Born and brought up in the urban concrete jungle of the capital, most of these five to 10-year-old children had no previous experience of watching mystical dance of a female snake charmer.

So it was a little surprise that they were so mesmerised by the dance of a snake charmer right in front of them.

Everyday, they get up in the morning with the harsh jingle of crows and do not hear the sweet jingles of Doel or cuckoo in a calm and quiet dawn. They never know that fogs shout all the night at waterlogged lands after heavy rains.

In a bid to provide the little students with information about animals helping maintain nature's balance, Manimal Team, a production of Yes Media Presentation, launched a campaign with the help of living animals.

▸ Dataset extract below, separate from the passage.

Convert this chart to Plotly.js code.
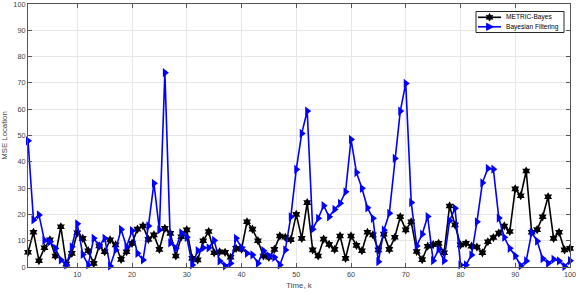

Similar shows will also be arranged at 100 schools in the city.

The team led by Sohel Hossain held colourful presentations on tortoise, fog, snake, earthworm, house lizard, mouse, cat and other neglected animals.

"All these neglected animals are constantly making our lives easy. We are afraid of them and often turn our nose up at them, but most of us do not care about their contributions to maintaining balance in nature," said a team member.

"We are so cruel to them that we even do not think of them even for once before smashing them under our shoes and by doing this we become ungrateful. If we can only look at them with little sympathy and try to love them that do not deserve much effort, we can show our humanity; and by doing this we can help maintain balance in our own planet," said Sohel.

"I love this show. My parents take me to village in Bogra in every vacation so that I can run in the field and come across the nature. I have seen these animals in the village, but never thought that I could see them here," said Tasmima Jannnat Rimi, a class four student.

Noted artiste Shampa Reza, adviser to Yes Media Presentation, said in this urban society, children live in a concrete jungle from where the nature is far away. They are living without having any touch of nature and green. Day by day, they are becoming robotic and gloomy minded, she added.

"I tell the children that we should take lesson even from an ant or a snake. Against the backdrop of current volatile situation prevailing across the world and in our country, we should think who is better, man or these neglected animals?" said Shampa.

"I also tell all parents to teach their children, who are the next generation, to love the nature," she added.